- Born: c. 1500 France
- Died: 1563 France
- Occupations: Lawyer, esoteric scholar
- Known for: Pseudo-royal decrees signed as Henry II, proposals for radical legal and civic reforms

= Raoul Spifame =

French esoteric scholar and legal reformist (c.1500 – 1563)

Raoul Spifame (c.1500 – 1563) was a French esoteric scholar and legal reformist.
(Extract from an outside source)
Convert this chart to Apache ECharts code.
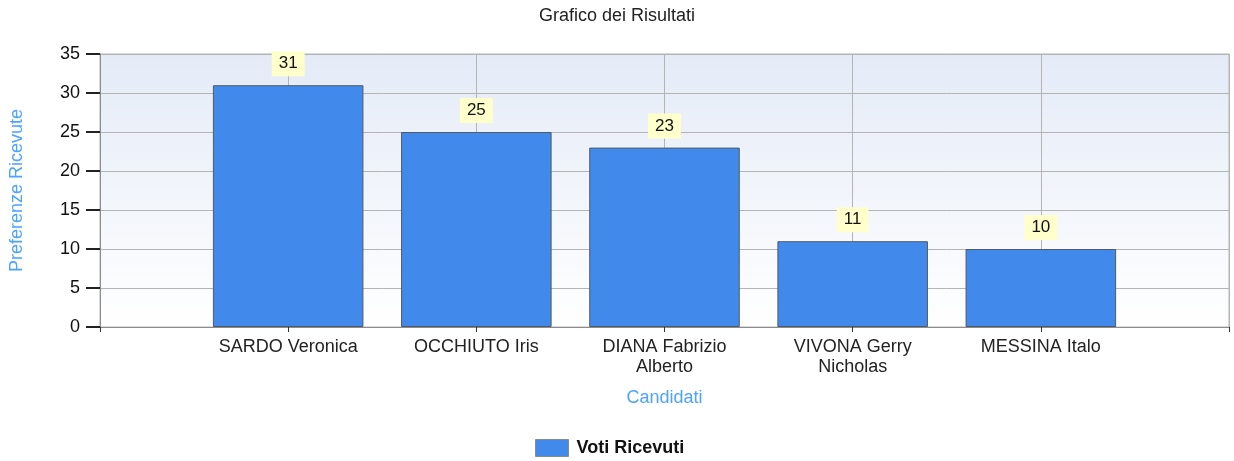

He styled himself "dictateur et garde du sceau impérial et royal" ("Dictator and Guard of the Imperial and Royal Seal").

Born to a noble family originally from Lucca, one of his brothers, Jacques-Paul, a Calvinist, was decapitated in Geneva on 23 March 1566, and his other brother, Martin Spifame, published a collection of religious poetry in 1583. The family died out with Jean Spifame, seigneur des Granges, who died in 1643. Raoul was the nephew of Gaillard Spifame, magistrate and later Provost of the Merchants of Paris (son of Jean Spifame, seigneur de Passy, secretary of King Henry II, and of Jacquette Ruzé), whose grandson Jean, counsellor at the parlement of Paris, would later also convert to Calvinism and take refuge in Geneva.

Originally practicing as a lawyer, Raoul sank slowly into madness (after various legal problems involving his relatives, and an encounter with the future King Henry II), until he believed himself to be King Henry. During his time in a mental asylum, he wrote "royal" decrees signed "Henri II," a practice which earned him an enduring legacy. Some of these decrees propose very radical reforms, such as the suppression of the feudal courts; others concern the cleanliness and decoration of the cities and the reform of the calendar.

The French writer Gérard de Nerval devotes a chapter of Les Illuminés to Spifame's story. For Nerval, this was part of a lifelong esotericist interest in doppelgängers.